YOLOv5的Dataloader与Dataset
YOLOv5 在/yolov5/utils/dataset.py中创建Dataloader与Dataset实例。like below。Dataloader使用直接使用pytorch Dataloader类或者基于Dataloader创建子类。Dataloader负责在训练和验证时产生batch迭代器。该类的一个重要成员变量就是Dataset。Dataset具有加载数据、按索引获取数据等功能。数据增广Dataset获取数据时完成!
def create_dataloader(path, imgsz, batch_size, stride, single_cls=False, hyp=None, augment=False, cache=False, pad=0.0,
rect=False, rank=-1, workers=8, image_weights=False, quad=False, prefix='', shuffle=False):
if rect and shuffle:
LOGGER.warning('WARNING: --rect is incompatible with DataLoader shuffle, setting shuffle=False')
shuffle = False
with torch_distributed_zero_first(rank): # init dataset *.cache only once if DDP
# 创建Dataset实例
dataset = LoadImagesAndLabels(path, imgsz, batch_size,
augment=augment, # augmentation
hyp=hyp, # hyperparameters
rect=rect, # rectangular batches
cache_images=cache,
single_cls=single_cls,
stride=int(stride),
pad=pad,
image_weights=image_weights,
prefix=prefix)
batch_size = min(batch_size, len(dataset))
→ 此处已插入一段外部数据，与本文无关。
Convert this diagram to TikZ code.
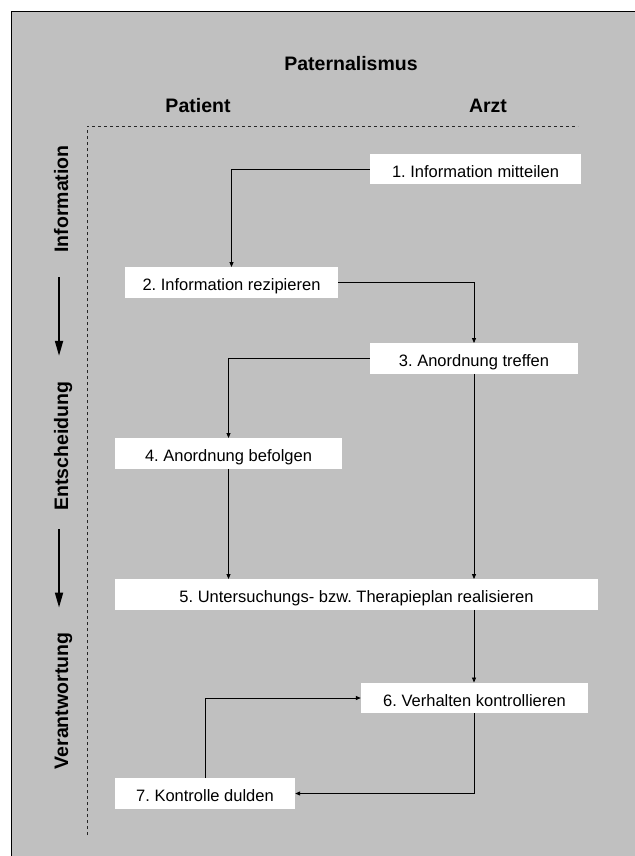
\documentclass[tikz,border=0pt]{standalone}
\usepackage{fontspec}
\setmainfont{Liberation Sans}
\usetikzlibrary{arrows.meta,calc}
\definecolor{bg}{RGB}{192,192,192}
\frenchspacing
\begin{document}
\begin{tikzpicture}[x=1pt,y=-1pt,
 stepbox/.style={fill=white,inner xsep=0pt,inner ysep=0pt,minimum height=30.5pt,text height=16pt,text depth=0pt,font=\fontsize{16.5}{18}\selectfont},
 lbl/.style={font=\fontsize{19.5}{22}\selectfont\bfseries,inner sep=0pt},
 flow/.style={-{Triangle[length=5pt,width=4pt]},line width=.8pt},
 phase/.style={-{Triangle[length=15pt,width=8pt]},line width=1.8pt}]
\useasboundingbox(0,0)rectangle(634,856);
\fill[bg](11,12)rectangle(640,860);
\draw[line width=1pt](640,12)--(11,12)--(11,860);
% headings
\node[lbl,anchor=base](title)at(351,71){Paternalismus};
\node[lbl,anchor=base](pat)at(198,113){Patient};\node[lbl,anchor=base](arzt)at(488,113){Arzt};
\draw[black!85,line width=.9pt,dash pattern=on 3pt off 3pt](87,835)--(87,126)--(578,126);
% phases
\node[lbl,rotate=90,anchor=base](lInfo)at(68,199){Information};
\node[lbl,rotate=90,anchor=base](lEnt)at(68,446){Entscheidung};
\node[lbl,rotate=90,anchor=base](lVer)at(68,701){Verantwortung};
\draw[phase,shorten <=24.5pt,shorten >=25.5pt]([xshift=-2pt]lInfo.west)--([xshift=-2pt]lInfo.west|-lEnt.east);
\draw[phase,shorten <=18.5pt,shorten >=25pt]([xshift=-2pt]lInfo.west|-lEnt.west)--([xshift=-2pt]lInfo.west|-lVer.east);
% steps
\node[stepbox,minimum width=211pt](b1)at(475.5,169){1. Information mitteilen};
\node[stepbox,minimum width=213pt](b2)at(231.5,282.5){2. Information rezipieren};
\node[stepbox,minimum width=208pt](b3)at(474,358.5){3. Anordnung treffen};
\node[stepbox,minimum width=227pt](b4)at(228.5,453.5){4. Anordnung befolgen};
\node[stepbox,minimum width=483pt](b5)at(356.5,594.5){5. Untersuchungs- bzw. Therapieplan realisieren};
\node[stepbox,minimum width=227pt](b6)at(474.5,698){6. Verhalten kontrollieren};
\node[stepbox,minimum width=180pt](b7)at(205,793.5){7. Kontrolle dulden};
\draw[flow](b1.west)-|(b2.north);\draw[flow](b2.east)-|(b3.north);
\draw[flow](b3.west)-|(b4.north);
\draw[flow](b4.south)--(b4.south|-b5.north);\draw[flow](b3.south)--(b3.south|-b5.north);
\draw[flow](b3.south|-b5.south)--(b3.south|-b6.north);
\draw[flow](b6.south)|-(b7.east);\draw[flow](b7.north)|-(b6.west);
\end{tikzpicture}
\end{document}
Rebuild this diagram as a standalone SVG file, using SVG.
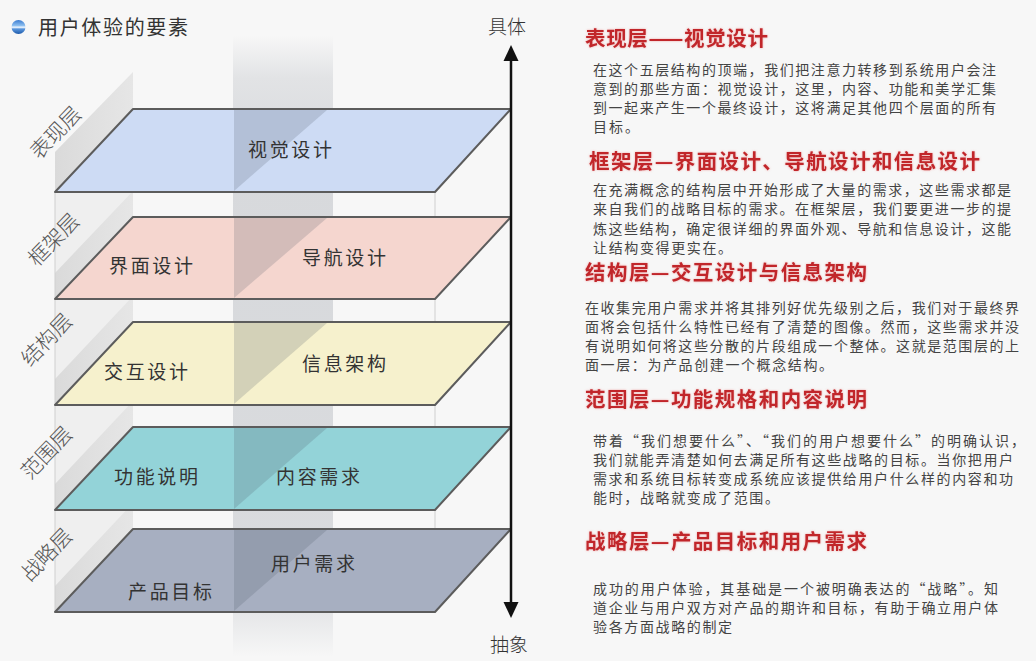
<svg xmlns="http://www.w3.org/2000/svg" width="1036" height="661" viewBox="0 0 1036 661">
<defs>
<style>
.cjk{font-family:"Noto Sans CJK SC","Noto Sans",sans-serif;}
.title{font-size:20px;fill:#333;}
.axis{font-size:19px;fill:#333;font-weight:300;}
.side{font-size:21px;fill:#555;font-weight:300;text-anchor:middle;}
.lbl{font-size:19px;fill:#333;text-anchor:middle;}
.plane{stroke:#5c5c5c;stroke-width:2;stroke-linejoin:round;}
.shade{fill:#4a5566;fill-opacity:0.2;}
.wall{fill:url(#stripG);}
.edge{stroke:#cfcfcf;stroke-width:1;}
.head{font-size:20.5px;font-weight:700;fill:#c1252b;filter:url(#glow);}
.body{font-size:14px;fill:#444;}
</style>
<linearGradient id="bandG" x1="0" y1="0" x2="0" y2="1">
<stop offset="0" stop-color="#8d939d" stop-opacity="0"/>
<stop offset="0.07" stop-color="#8d939d" stop-opacity="0.2"/>
<stop offset="0.2" stop-color="#8d939d" stop-opacity="0.3"/>
<stop offset="0.88" stop-color="#8d939d" stop-opacity="0.28"/>
<stop offset="1" stop-color="#8d939d" stop-opacity="0"/>
</linearGradient>
<linearGradient id="stripG" x1="0" y1="0" x2="1" y2="0">
<stop offset="0" stop-color="#dadada"/>
<stop offset="1" stop-color="#e6e6e6"/>
</linearGradient>
<linearGradient id="bulletG" x1="0" y1="0" x2="0" y2="1">
<stop offset="0" stop-color="#3a7bd0"/>
<stop offset="0.4" stop-color="#8dbff0"/>
<stop offset="0.52" stop-color="#f2f8ff"/>
<stop offset="0.64" stop-color="#5a96dc"/>
<stop offset="1" stop-color="#1d5aab"/>
</linearGradient>
<filter id="glow" x="-5%" y="-30%" width="110%" height="160%">
<feDropShadow dx="0" dy="0" stdDeviation="1.3" flood-color="#e86a6a" flood-opacity="0.55"/>
</filter>
</defs>
<rect width="1036" height="661" fill="#f7f7f7"/>

<g id="title">
<circle cx="18.5" cy="27" r="7" fill="url(#bulletG)"/>
<text class="cjk title" x="38" y="35" textLength="150">用户体验的要素</text>
</g>

<g id="backdrop">
<rect x="55" y="192" width="78" height="420" fill="#efefef"/>
<polygon class="wall" points="55,152 133,72 133,109 55,192"/>
<polygon class="wall" points="55,273 133,191 133,217 55,299"/>
<polygon class="wall" points="55,379 133,296 133,322 55,405"/>
<polygon class="wall" points="55,484 133,401 133,427 55,510"/>
<polygon class="wall" points="55,586 133,503 133,529 55,612"/>
<rect x="233" y="35" width="100" height="622" fill="url(#bandG)"/>
<line class="edge" x1="55" y1="192" x2="55" y2="612"/>
<line class="edge" x1="435" y1="192" x2="435" y2="612"/>
</g>

<g id="layer-presentation">
<polygon class="plane" points="133,109 511,109 435,192 55,192" fill="#cddbf4"/>
<polygon class="shade" points="234,110 327,110 234,191"/>
<text class="cjk side" x="56" y="140" transform="rotate(-46 56 133)">表现层</text>
<text class="cjk lbl" x="290" y="157" textLength="84">视觉设计</text>
</g>

<g id="layer-skeleton">
<polygon class="plane" points="133,217 511,217 435,299 55,299" fill="#f5d6cf"/>
<polygon class="shade" points="234,218 327,218 234,298"/>
<text class="cjk side" x="54" y="247" transform="rotate(-46 54 240)">框架层</text>
<text class="cjk lbl" x="151" y="273" textLength="84">界面设计</text>
<text class="cjk lbl" x="344" y="265" textLength="84">导航设计</text>
</g>

<g id="layer-structure">
<polygon class="plane" points="133,322 511,322 435,405 55,405" fill="#f6f1cd"/>
<polygon class="shade" points="234,323 327,323 234,404"/>
<text class="cjk side" x="47" y="347" transform="rotate(-46 47 340)">结构层</text>
<text class="cjk lbl" x="146" y="379" textLength="84">交互设计</text>
<text class="cjk lbl" x="344" y="371" textLength="84">信息架构</text>
</g>

<g id="layer-scope">
<polygon class="plane" points="133,427 511,427 435,510 55,510" fill="#93d3d8"/>
<polygon class="shade" points="234,428 327,428 234,509"/>
<text class="cjk side" x="47" y="460" transform="rotate(-46 47 453)">范围层</text>
<text class="cjk lbl" x="156" y="484" textLength="84">功能说明</text>
<text class="cjk lbl" x="318" y="484" textLength="84">内容需求</text>
</g>

<g id="layer-strategy">
<polygon class="plane" points="133,529 511,529 435,612 55,612" fill="#a7afc1"/>
<polygon class="shade" points="234,530 327,530 234,611"/>
<text class="cjk side" x="47" y="562" transform="rotate(-46 47 555)">战略层</text>
<text class="cjk lbl" x="313" y="571" textLength="84">用户需求</text>
<text class="cjk lbl" x="170" y="599" textLength="84">产品目标</text>
</g>

<g id="connectors">
<line x1="511" y1="58" x2="511" y2="605" stroke="#111" stroke-width="2.5"/>
<polygon points="511,45 503.5,61 518.5,61" fill="#111"/>
<polygon points="511,618 503.5,602 518.5,602" fill="#111"/>
</g>

<g id="axis-labels">
<text class="cjk axis" x="507" y="34" text-anchor="middle">具体</text>
<text class="cjk axis" x="509" y="652" text-anchor="middle">抽象</text>
</g>

<g id="desc-presentation">
<text class="cjk head" x="585" y="45.5" textLength="183">表现层——视觉设计</text>
<text class="cjk body" x="593" y="74.5" textLength="403">在这个五层结构的顶端，我们把注意力转移到系统用户会注</text>
<text class="cjk body" x="593" y="93.5" textLength="403">意到的那些方面：视觉设计，这里，内容、功能和美学汇集</text>
<text class="cjk body" x="593" y="112.5" textLength="403">到一起来产生一个最终设计，这将满足其他四个层面的所有</text>
<text class="cjk body" x="593" y="131.5" textLength="46">目标。</text>
</g>

<g id="desc-skeleton">
<text class="cjk head" x="589" y="168.5" textLength="391">框架层—界面设计、导航设计和信息设计</text>
<text class="cjk body" x="593" y="194.5" textLength="418">在充满概念的结构层中开始形成了大量的需求，这些需求都是</text>
<text class="cjk body" x="593" y="214" textLength="418">来自我们的战略目标的需求。在框架层，我们要更进一步的提</text>
<text class="cjk body" x="593" y="233.5" textLength="418">炼这些结构，确定很详细的界面外观、导航和信息设计，这能</text>
<text class="cjk body" x="593" y="253" textLength="139">让结构变得更实在。</text>
</g>

<g id="desc-structure">
<text class="cjk head" x="585" y="279.5" textLength="282">结构层—交互设计与信息架构</text>
<text class="cjk body" x="585" y="312.5" textLength="434">在收集完用户需求并将其排列好优先级别之后，我们对于最终界</text>
<text class="cjk body" x="585" y="331.5" textLength="434">面将会包括什么特性已经有了清楚的图像。然而，这些需求并没</text>
<text class="cjk body" x="585" y="350.5" textLength="434">有说明如何将这些分散的片段组成一个整体。这就是范围层的上</text>
<text class="cjk body" x="585" y="369.5" textLength="248">面一层：为产品创建一个概念结构。</text>
</g>

<g id="desc-scope">
<text class="cjk head" x="585" y="406.5" textLength="282">范围层—功能规格和内容说明</text>
<text class="cjk body" x="593" y="445.5" textLength="432">带着“我们想要什么”、“我们的用户想要什么”的明确认识，</text>
<text class="cjk body" x="593" y="465" textLength="420">我们就能弄清楚如何去满足所有这些战略的目标。当你把用户</text>
<text class="cjk body" x="593" y="484" textLength="420">需求和系统目标转变成系统应该提供给用户什么样的内容和功</text>
<text class="cjk body" x="593" y="503" textLength="186">能时，战略就变成了范围。</text>
</g>

<g id="desc-strategy">
<text class="cjk head" x="585" y="548.5" textLength="282">战略层—产品目标和用户需求</text>
<text class="cjk body" x="593" y="593.5" textLength="405">成功的用户体验，其基础是一个被明确表达的“战略”。知</text>
<text class="cjk body" x="593" y="612.5" textLength="405">道企业与用户双方对产品的期许和目标，有助于确立用户体</text>
<text class="cjk body" x="593" y="631.5" textLength="139">验各方面战略的制定</text>
</g>
</svg>
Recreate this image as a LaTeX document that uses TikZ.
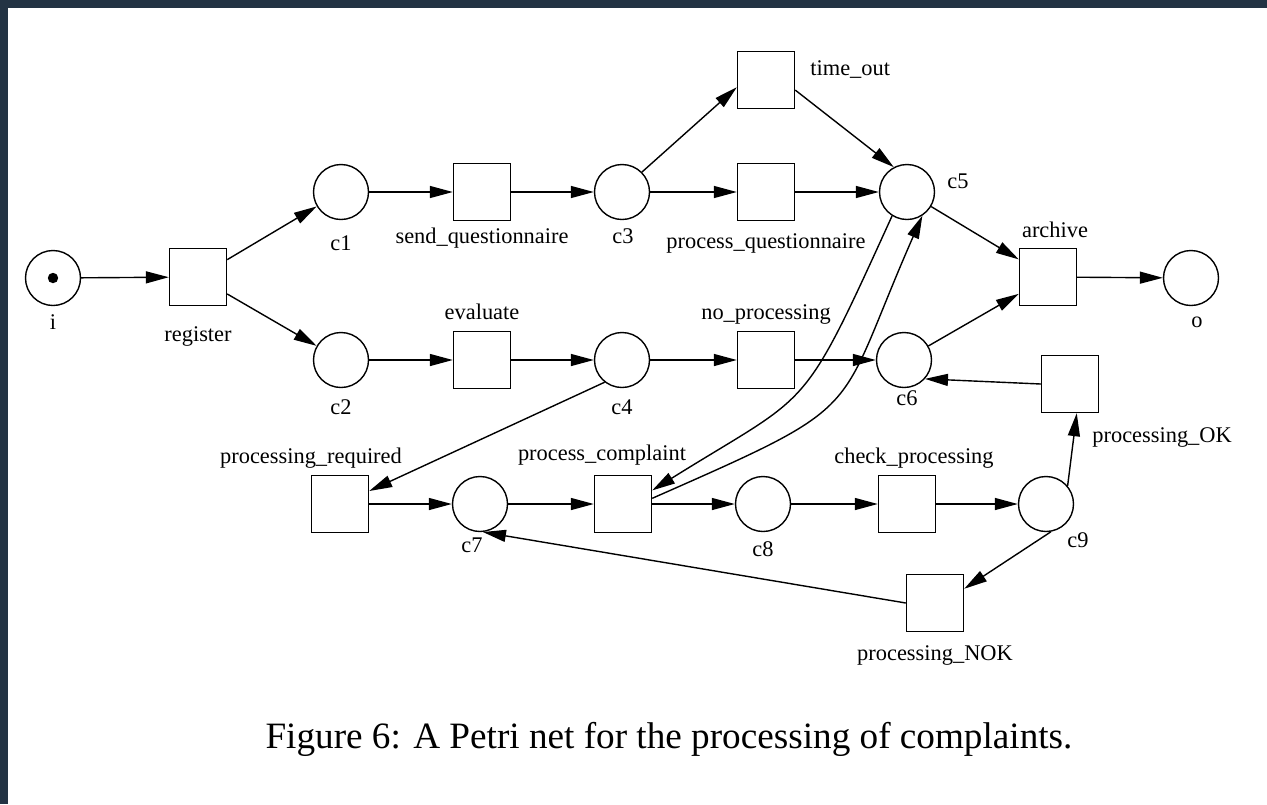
\documentclass[tikz,border=0pt]{standalone}
\usepackage{fontspec}
\setmainfont{Liberation Serif}
\usepackage[svgnames]{xcolor}
\usetikzlibrary{
  arrows.meta
}
\tikzset{
  place/.style={draw,circle,line width=0.7pt,minimum size=27.5pt,inner sep=0pt},
  transition/.style={draw,rectangle,line width=0.7pt,minimum size=28.5pt,inner sep=0pt},
  flow/.style={line width=0.7pt,-{Triangle[length=11.5pt,width=6pt]}},
  lbl/.style={inner sep=0pt,anchor=base,font=\fontsize{11.2}{13}\selectfont},
  caption/.style={inner sep=0pt,anchor=base,font=\fontsize{18.6}{22}\selectfont},
}
\definecolor{framebg}{RGB}{35,51,68}

\begin{document}
\begin{tikzpicture}[x=0.5pt,y=-0.5pt]
\fill[framebg] (0,0) rectangle (1267,804);
\fill[white] (8,8) rectangle (1267,804);
\useasboundingbox (0,0) rectangle (1267,804);

\node[place] (i) at (53,278) {};
\fill (i) circle[radius=2.6pt];
\node[transition] (register) at (198,277) {};
\node[place] (c1) at (341,192) {};
\node[transition] (send) at (482,192) {};
\node[place] (c3) at (622,192) {};
\node[transition] (timeout) at (766,80) {};
\node[transition] (procq) at (766,192) {};
\node[place] (c5) at (907,192) {};
\node[transition] (archive) at (1048,277) {};
\node[place] (o) at (1191,278) {};
\node[place] (c2) at (341,360) {};
\node[transition] (evaluate) at (482,360) {};
\node[place] (c4) at (622,360) {};
\node[transition] (noproc) at (766,360) {};
\node[place] (c6) at (904,360) {};
\node[transition] (procok) at (1070,384) {};
\node[transition] (procreq) at (340,504) {};
\node[place] (c7) at (480,504) {};
\node[transition] (procc) at (623,504) {};
\node[place] (c8) at (763,504) {};
\node[transition] (check) at (907,504) {};
\node[place] (c9) at (1046,504) {};
\node[transition] (procnok) at (935,603) {};

\node[lbl] (li) at (53,329) {i};
\node[lbl] (lregister) at (198,341) {register};
\node[lbl] (lc1) at (341,250) {c1};
\node[lbl] (lsend) at (482,243) {send\_questionnaire};
\node[lbl] (lc3) at (623,243) {c3};
\node[lbl,anchor=base west] (ltimeout) at (810,75) {time\_out};
\node[lbl] (lprocq) at (766,248) {process\_questionnaire};
\node[lbl,anchor=base west] (lc5) at (947,188) {c5};
\node[lbl] (larchive) at (1055,237) {archive};
\node[lbl] (lo) at (1197,327) {o};
\node[lbl] (lc2) at (341,414) {c2};
\node[lbl] (levaluate) at (482,319) {evaluate};
\node[lbl] (lc4) at (622,414) {c4};
\node[lbl] (lnoproc) at (766,319) {no\_processing};
\node[lbl] (lc6) at (907,405) {c6};
\node[lbl,anchor=base west] (lprocok) at (1092,442) {processing\_OK};
\node[lbl] (lprocreq) at (311,463) {processing\_required};
\node[lbl] (lc7) at (472,552) {c7};
\node[lbl] (lprocc) at (602,460) {process\_complaint};
\node[lbl] (lc8) at (763,556) {c8};
\node[lbl] (lcheck) at (914,463) {check\_processing};
\node[lbl,anchor=base west] (lc9) at (1067,547) {c9};
\node[lbl] (lprocnok) at (935,660) {processing\_NOK};
\node[caption] (cap) at (669,748) {Figure 6: A Petri net for the processing of complaints.};

\draw[flow] (i) -- (register);
\draw[flow] (register) -- (c1);
\draw[flow] (register) -- (c2);
\draw[flow] (c1) -- (send);
\draw[flow] (send) -- (c3);
\draw[flow] (c3.45) -- (timeout.194);
\draw[flow] (c3) -- (procq);
\draw[flow] (timeout.-19) -- (c5.118);
\draw[flow] (procq) -- (c5);
\draw[flow] (c5) -- (archive);
\draw[flow] (c6) -- (archive);
\draw[flow] (archive) -- (o);
\draw[flow] (c2) -- (evaluate);
\draw[flow] (evaluate) -- (c4);
\draw[flow] (c4) -- (noproc);
\draw[flow] (noproc) -- (c6);
\draw[flow] (c4.232) -- (procreq.24);
\draw[flow] (procreq) -- (c7);
\draw[flow] (c7) -- (procc);
\draw[flow] (procc) -- (c8);
\draw[flow] (c8) -- (check);
\draw[flow] (check) -- (c9);
\draw[flow] (c9.40) -- (procok.-77);
\draw[flow] (procok.west) -- (c6.-42);
\draw[flow] (c9.-80) -- (procnok.26);
\draw[flow] (procnok.west) -- (c7.-84);
\draw[flow] (c5.238) .. controls (800,418) and (813,390) .. (procc.25);
\draw[flow] (procc.11) .. controls (873,401) and (833,419) .. (c5.-57);
\end{tikzpicture}
\end{document}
nd = torch.cuda.device_count() # number of CUDA devices
nw = min([os.cpu_count() // max(nd, 1), batch_size if batch_size > 1 else 0, workers]) # number of workers
sampler = None if rank == -1 else distributed.DistributedSampler(dataset, shuffle=shuffle)
# 使用pytorch自带的Dataloader或者使用基于Dotaloader创建的子类实例
loader = DataLoader if image_weights else InfiniteDataLoader # only DataLoader allows for attribute updates
return loader(dataset,
batch_size=batch_size,
shuffle=shuffle and sampler is None,
num_workers=nw,
sampler=sampler,
pin_memory=True,
collate_fn=LoadImagesAndLabels.collate_fn4 if quad else LoadImagesAndLabels.collate_fn), dataset
YOLOv5 Dataset是LoadImagesAndLabels
类的实例。LoadImagesAndLabels
类在调用构造函数时完成数据集加载,可以在__init__
方法中看到加载图像位置与标签位置的代码,like below。cache_labels
方法读取标签文件生成标签矩阵。在cache_labels
方法中调用了一个需要特别注意的方法verify_image_label
,这个方法用来验证某个图像是否具有标签,(Attetion: 特别注意这里,后面要用到哦!)如果图像没有标签,那么该图像索引对应的标签被赋值为np.zero((0,5), dtype=np.float32)
def __init__(self,...):
...
try:
# 读取图像文件位置
f = [] # image files
for p in path if isinstance(path, list) else [path]:
p = Path(p) # os-agnostic
if p.is_dir(): # dir
f += glob.glob(str(p / '**' / '*.*'), recursive=True)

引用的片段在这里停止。